March 13, 2020

Better customer service linked to improved local input

Haskayne researcher suggests way to ensure products people want are in stores

Have you ever gone to a store to buy something, only to leave empty-handed because what you wanted wasn’t there?

It has been estimated that one out of every 13 items sought by shoppers isn’t in stock, says Dr. Osman Alp, PhD, who is an associate professor at the Haskayne School of Business. For Walmart, alone, fixing such “stock-outs” may represent a $3-billion U.S. opportunity, he says.

But retailers have found it hard to tackle this problem. Inventory systems typically track products that are in stores, such as how much of a particular item has been sold.

They don’t record the demand for products that currently aren’t there, says Alp, adding customers who don’t find what they want rarely provide feedback. “You don’t tell anybody about this — you just go,” he says. “You may go to another store, you may come back later at another time, or you may not come back at all.”

Problem affected Amazon

As one of the co-authors of a recent paper published in Manufacturing and Services Operations Management, Alp studied the problem as it affects grocery chains. Even a company as technologically sophisticated as Amazon ran into difficulties when it purchased Whole Foods in 2017 for $13.7 billion U.S., he says.

Haskayne researcher, Dr. Osman Alp, PhD co-authored a recent study that explored how stock-outs affect grocery chains.

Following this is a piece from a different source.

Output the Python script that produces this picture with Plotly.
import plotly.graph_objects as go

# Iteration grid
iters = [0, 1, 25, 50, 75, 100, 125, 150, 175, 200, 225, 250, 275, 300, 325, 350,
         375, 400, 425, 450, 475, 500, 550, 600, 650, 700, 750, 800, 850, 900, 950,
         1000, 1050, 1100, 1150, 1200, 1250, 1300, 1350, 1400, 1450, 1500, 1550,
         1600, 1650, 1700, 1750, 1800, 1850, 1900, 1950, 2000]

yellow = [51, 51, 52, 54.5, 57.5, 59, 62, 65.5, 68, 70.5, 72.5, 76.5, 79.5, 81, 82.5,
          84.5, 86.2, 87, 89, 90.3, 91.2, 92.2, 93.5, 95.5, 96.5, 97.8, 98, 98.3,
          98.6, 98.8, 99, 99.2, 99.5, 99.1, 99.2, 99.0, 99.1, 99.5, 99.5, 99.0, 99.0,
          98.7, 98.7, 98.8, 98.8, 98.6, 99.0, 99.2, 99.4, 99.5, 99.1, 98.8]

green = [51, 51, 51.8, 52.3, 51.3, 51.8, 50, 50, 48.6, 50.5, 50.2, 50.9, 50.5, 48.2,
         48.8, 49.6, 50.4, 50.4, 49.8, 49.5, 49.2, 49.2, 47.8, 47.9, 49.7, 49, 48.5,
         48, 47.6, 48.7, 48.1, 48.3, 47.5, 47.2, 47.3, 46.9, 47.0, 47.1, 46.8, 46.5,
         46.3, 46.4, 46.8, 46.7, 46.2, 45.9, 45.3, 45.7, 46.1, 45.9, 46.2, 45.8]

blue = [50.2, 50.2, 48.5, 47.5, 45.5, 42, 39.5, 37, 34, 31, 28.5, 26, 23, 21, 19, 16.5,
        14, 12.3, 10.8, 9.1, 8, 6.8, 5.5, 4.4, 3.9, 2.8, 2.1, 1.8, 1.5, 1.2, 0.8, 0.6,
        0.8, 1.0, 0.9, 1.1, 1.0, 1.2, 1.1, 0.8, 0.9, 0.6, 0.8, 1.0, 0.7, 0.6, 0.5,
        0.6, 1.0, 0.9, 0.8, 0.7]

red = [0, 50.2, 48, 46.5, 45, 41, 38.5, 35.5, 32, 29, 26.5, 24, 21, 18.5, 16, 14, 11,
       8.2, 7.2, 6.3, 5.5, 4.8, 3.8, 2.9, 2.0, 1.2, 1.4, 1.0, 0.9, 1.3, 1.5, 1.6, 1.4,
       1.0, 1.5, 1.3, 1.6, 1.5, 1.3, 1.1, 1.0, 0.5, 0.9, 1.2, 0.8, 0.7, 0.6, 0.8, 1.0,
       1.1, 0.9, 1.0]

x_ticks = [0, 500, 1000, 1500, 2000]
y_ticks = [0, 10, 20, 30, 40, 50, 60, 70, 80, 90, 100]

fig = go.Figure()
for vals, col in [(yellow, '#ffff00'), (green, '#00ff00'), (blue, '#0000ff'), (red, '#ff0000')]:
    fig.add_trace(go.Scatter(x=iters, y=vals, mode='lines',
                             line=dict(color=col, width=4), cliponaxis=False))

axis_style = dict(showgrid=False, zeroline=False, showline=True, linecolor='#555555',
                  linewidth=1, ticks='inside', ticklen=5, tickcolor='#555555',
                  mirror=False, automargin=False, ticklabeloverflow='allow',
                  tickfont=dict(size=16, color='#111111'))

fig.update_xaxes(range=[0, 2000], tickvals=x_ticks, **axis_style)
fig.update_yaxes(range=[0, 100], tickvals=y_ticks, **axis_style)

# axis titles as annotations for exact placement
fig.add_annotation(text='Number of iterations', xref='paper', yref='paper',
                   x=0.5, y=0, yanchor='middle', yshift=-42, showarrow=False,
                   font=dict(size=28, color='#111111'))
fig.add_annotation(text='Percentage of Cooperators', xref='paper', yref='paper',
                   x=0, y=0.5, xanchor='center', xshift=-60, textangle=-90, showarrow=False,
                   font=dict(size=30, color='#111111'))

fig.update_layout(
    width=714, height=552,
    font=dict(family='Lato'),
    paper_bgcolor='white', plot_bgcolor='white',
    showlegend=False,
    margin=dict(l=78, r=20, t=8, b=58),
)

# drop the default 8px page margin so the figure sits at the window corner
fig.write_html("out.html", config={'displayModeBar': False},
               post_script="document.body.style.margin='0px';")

Haskayne researcher Osman Alp co-authored a study that explored how stock-outs affect grocery chains

Mark Skogen

Although a computer-aided ordering system had earlier been implemented by Whole Foods to centralize inventory decisions, the grocery chain experienced substantial stock-outs and customer dissatisfaction, says Alp.

Part of the problem was that local managers were no longer able to provide knowledge critical to the success of their stores, creating an “information asymmetry,” he says. “Store managers have prompt knowledge of the variations in their local demand, but headquarters can only rely on historical sales data, which doesn’t reflect the amount of lost sales at the local domain.” 

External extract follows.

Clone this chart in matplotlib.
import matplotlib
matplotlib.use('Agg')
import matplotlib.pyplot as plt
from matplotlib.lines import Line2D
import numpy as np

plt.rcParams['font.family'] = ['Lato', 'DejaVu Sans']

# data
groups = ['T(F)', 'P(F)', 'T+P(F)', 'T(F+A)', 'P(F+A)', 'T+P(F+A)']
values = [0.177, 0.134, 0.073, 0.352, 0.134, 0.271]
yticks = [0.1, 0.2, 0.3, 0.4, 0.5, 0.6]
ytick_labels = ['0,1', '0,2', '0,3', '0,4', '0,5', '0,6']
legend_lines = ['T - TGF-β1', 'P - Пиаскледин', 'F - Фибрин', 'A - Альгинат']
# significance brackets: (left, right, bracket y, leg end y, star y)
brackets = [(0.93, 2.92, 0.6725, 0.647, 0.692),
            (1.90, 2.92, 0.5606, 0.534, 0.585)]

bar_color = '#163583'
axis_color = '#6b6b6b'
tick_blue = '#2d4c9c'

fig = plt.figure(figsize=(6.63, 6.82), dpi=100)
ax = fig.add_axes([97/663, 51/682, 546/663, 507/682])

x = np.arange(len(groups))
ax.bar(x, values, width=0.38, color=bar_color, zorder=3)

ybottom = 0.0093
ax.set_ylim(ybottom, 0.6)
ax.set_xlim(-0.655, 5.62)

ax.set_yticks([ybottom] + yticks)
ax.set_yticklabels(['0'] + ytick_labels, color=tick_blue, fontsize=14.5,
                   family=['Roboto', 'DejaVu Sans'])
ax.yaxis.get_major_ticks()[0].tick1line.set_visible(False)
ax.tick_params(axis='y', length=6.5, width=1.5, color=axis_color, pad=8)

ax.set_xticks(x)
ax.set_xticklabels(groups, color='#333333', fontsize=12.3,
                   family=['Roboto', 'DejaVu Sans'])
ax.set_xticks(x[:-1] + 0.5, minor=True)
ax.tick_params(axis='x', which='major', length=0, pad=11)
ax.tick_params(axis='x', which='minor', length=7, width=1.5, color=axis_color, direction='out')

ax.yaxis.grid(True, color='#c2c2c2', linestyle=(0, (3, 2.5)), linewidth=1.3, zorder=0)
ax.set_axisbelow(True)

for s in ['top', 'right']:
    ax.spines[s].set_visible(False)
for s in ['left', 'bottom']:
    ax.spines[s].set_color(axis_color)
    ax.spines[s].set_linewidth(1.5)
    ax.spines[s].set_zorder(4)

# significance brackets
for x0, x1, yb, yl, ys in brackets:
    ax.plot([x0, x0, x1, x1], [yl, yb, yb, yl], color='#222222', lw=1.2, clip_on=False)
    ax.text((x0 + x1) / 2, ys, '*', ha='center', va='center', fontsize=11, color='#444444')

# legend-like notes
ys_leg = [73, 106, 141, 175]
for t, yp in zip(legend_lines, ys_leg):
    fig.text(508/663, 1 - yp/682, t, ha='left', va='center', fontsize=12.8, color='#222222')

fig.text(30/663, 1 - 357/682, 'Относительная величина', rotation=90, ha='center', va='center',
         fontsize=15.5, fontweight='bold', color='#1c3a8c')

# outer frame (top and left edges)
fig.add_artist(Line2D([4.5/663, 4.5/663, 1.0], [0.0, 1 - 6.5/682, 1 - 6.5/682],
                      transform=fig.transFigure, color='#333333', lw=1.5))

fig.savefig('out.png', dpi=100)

Incentive missing for managers

Under such arrangements, there isn’t much reason for managers — who are often on fixed salaries — to stick their necks out with headquarters by offering feedback, he says. They might be rewarded with things such as extra pay if they meet headquarter revenue targets, “but there is this incentive misalignment because this won’t help reduce stock-outs.

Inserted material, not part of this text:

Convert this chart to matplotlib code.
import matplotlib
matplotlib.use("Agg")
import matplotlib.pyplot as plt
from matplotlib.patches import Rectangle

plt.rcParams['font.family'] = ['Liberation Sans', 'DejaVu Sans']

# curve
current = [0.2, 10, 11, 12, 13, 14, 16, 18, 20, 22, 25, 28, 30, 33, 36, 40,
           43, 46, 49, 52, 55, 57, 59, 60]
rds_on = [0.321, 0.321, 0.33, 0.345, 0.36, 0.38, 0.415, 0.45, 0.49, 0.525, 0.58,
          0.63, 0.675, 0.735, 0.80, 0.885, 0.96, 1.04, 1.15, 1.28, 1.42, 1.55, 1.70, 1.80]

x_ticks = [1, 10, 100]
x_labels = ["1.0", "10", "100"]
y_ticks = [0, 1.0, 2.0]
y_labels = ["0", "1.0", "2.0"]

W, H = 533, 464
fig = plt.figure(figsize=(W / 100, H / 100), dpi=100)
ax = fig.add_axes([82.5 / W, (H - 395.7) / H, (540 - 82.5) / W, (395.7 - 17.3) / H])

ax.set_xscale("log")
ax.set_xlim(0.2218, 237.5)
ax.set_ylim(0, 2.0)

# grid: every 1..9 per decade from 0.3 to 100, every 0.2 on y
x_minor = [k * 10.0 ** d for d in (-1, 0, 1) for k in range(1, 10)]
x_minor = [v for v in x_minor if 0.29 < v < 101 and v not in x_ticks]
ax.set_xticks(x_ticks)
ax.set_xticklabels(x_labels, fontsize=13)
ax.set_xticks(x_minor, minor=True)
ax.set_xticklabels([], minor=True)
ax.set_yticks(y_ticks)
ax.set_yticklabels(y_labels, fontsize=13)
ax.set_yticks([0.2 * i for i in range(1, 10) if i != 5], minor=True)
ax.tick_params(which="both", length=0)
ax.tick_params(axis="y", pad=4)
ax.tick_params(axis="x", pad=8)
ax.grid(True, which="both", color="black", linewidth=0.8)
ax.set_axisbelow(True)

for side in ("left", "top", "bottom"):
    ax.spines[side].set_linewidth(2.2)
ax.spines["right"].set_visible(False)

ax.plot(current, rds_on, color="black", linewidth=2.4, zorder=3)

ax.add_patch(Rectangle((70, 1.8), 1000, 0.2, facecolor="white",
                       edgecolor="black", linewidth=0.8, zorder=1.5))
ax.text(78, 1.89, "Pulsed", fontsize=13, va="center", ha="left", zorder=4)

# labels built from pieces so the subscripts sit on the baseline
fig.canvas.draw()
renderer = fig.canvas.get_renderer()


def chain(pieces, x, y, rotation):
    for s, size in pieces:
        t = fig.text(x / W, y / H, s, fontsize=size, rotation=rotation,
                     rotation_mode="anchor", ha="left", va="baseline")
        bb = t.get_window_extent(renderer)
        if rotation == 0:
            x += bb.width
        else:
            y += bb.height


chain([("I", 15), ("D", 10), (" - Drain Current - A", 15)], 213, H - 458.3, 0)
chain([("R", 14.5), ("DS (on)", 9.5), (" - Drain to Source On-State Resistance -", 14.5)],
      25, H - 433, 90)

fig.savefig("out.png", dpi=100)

“Revenue represents a very blended figure that is contributed to by several different factors. It doesn’t really reflect headquarters’ objective to maximize customer service by avoiding stock-outs.”

Blindly ordering as many items as possible in case customers want them isn’t the answer, he says. “Keeping larger inventories is very costly, particularly for perishable food, and those costs will get passed on to consumers. Stores must strike a balance between carrying inventories and incurring shortages.”

His paper instead proposes to reduce stock-outs by giving local store managers more power. The solution was successfully tested using a mathematical model that used real data from a European grocery chain, he says.

Local decisions empowered

“Headquarters would still want to have a centralized ordering system to keep track of everything, and to make recommendations about how much of each product to order,” says Alp. But local managers would be able to override the system and make their own decisions.

Their success would be evaluated by a new key performance indicator (KPI), which is a target measured over a certain period of time. Although managers would still be on a fixed salary, this new KPI would reward them “if the item is on the shelf at a predetermined time instant, and if the end-of-period inventory level is kept at a reasonable minimum,” says Alp.

If this KPI is implemented with optimized parameters for every store, headquarters will incentivize local managers to order the right quantity that maximizes customer service, but without requiring headquarters to track the exact demand at each store, he says.

“The system will say, ‘Order 1,000 units of this cereal,’ and then the store manager, based on his own information and trying to maximize his performance, will say: ‘I don’t want 1,000 units — 600 is enough,’ or maybe another time, he will order 3,000,” says Alp. “This will eventually minimize shortages and maximize customer service.”